TO BE DONE
Retype the stretch of lines that starts at the line containing "Emit a web page" and ends at the line containing "const yTicks = [0, 0.05, 0.10, 0.15, 0.20, 0.25, 0.30];", inclusive. Do not include pictures.

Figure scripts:
################

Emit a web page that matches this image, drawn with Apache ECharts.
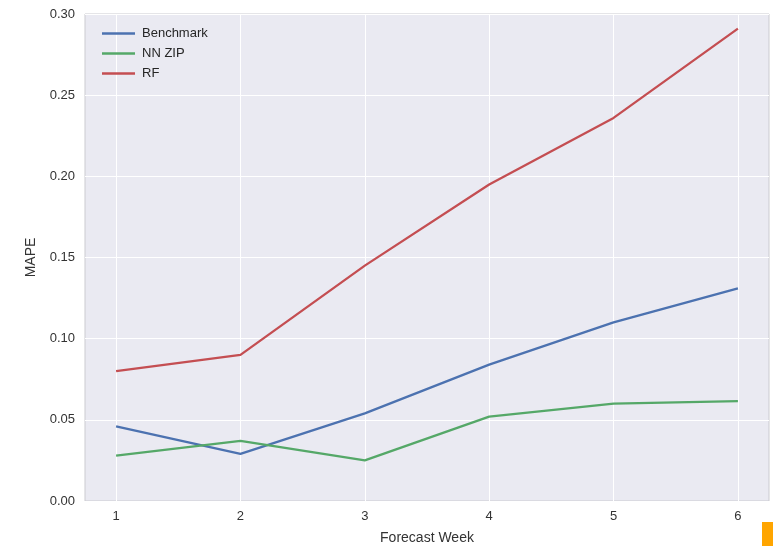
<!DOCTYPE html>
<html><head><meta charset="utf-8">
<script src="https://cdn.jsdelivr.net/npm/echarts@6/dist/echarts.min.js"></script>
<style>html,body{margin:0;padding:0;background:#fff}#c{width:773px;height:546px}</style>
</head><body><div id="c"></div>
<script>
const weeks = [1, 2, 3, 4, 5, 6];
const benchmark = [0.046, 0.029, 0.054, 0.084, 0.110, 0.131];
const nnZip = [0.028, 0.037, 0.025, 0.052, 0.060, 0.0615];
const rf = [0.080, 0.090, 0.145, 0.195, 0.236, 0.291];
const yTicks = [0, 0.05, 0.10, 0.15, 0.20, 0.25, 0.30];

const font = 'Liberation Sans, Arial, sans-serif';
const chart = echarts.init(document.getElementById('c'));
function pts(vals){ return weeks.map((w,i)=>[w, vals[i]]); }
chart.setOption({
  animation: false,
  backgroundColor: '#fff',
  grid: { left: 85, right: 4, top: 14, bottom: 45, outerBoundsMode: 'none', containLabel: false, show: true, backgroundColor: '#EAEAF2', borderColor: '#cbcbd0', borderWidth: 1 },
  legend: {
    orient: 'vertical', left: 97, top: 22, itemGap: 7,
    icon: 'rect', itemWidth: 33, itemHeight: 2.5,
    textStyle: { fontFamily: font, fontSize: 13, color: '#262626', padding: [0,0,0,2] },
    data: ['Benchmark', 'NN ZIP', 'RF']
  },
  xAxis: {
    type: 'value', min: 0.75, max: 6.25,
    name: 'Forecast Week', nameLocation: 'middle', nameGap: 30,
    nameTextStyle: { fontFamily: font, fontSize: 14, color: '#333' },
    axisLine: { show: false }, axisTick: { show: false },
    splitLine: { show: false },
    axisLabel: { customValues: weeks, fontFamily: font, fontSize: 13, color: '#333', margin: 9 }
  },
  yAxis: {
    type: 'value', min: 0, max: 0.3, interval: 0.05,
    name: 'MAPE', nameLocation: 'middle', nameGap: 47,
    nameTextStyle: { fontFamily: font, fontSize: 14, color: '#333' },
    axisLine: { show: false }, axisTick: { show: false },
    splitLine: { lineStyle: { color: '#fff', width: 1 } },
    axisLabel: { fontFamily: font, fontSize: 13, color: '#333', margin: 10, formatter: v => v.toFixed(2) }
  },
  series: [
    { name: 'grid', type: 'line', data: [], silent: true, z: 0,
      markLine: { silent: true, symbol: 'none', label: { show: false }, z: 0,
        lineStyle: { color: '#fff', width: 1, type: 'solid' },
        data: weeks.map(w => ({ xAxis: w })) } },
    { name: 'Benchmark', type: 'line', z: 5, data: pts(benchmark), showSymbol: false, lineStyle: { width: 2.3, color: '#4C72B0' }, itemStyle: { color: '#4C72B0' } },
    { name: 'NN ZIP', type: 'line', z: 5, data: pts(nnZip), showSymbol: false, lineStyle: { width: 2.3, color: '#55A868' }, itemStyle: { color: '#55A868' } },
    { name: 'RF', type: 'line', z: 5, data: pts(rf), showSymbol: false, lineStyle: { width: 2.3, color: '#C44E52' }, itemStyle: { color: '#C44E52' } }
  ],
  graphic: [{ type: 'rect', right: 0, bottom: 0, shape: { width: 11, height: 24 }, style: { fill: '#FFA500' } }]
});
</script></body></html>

################

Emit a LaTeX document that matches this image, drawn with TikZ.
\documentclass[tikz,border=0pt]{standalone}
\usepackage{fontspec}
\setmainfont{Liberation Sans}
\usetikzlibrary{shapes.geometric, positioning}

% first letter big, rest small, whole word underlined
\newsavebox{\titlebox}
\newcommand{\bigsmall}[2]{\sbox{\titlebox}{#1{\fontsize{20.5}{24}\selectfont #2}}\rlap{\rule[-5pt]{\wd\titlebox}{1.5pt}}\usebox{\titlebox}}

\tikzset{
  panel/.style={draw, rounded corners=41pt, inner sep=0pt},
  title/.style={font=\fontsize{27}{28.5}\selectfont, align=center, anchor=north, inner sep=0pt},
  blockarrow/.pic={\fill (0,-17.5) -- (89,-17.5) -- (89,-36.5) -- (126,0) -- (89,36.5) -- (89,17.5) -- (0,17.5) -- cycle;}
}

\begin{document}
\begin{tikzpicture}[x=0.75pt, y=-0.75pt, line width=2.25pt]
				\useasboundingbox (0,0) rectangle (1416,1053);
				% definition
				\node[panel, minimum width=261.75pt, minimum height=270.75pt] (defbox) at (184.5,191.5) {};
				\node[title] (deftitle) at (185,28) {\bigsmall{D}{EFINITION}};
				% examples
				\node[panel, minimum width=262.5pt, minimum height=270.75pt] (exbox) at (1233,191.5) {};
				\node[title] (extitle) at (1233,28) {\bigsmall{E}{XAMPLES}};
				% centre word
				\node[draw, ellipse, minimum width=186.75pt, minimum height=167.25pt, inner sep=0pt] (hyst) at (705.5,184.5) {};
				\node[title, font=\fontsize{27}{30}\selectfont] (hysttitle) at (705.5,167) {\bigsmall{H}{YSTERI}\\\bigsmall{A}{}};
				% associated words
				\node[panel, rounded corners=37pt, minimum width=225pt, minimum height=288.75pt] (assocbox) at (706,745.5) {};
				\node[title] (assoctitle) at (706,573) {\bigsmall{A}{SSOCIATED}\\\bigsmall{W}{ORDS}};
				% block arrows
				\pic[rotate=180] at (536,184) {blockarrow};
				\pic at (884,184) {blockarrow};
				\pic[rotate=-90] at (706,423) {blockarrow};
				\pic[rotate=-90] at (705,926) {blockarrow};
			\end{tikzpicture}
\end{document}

################

EXERCISE SOLUTION
Emit a web page that matches this image, drawn with Apache ECharts.
<!DOCTYPE html>
<html><head><meta charset="utf-8">
<script src="https://cdn.jsdelivr.net/npm/echarts@6/dist/echarts.min.js"></script>
<style>html,body{margin:0;padding:0;background:#fff}#c{width:773px;height:546px}</style>
</head><body><div id="c"></div>
<script>
const weeks = [1, 2, 3, 4, 5, 6];
const benchmark = [0.046, 0.029, 0.054, 0.084, 0.110, 0.131];
const nnZip = [0.028, 0.037, 0.025, 0.052, 0.060, 0.0615];
const rf = [0.080, 0.090, 0.145, 0.195, 0.236, 0.291];
const yTicks = [0, 0.05, 0.10, 0.15, 0.20, 0.25, 0.30];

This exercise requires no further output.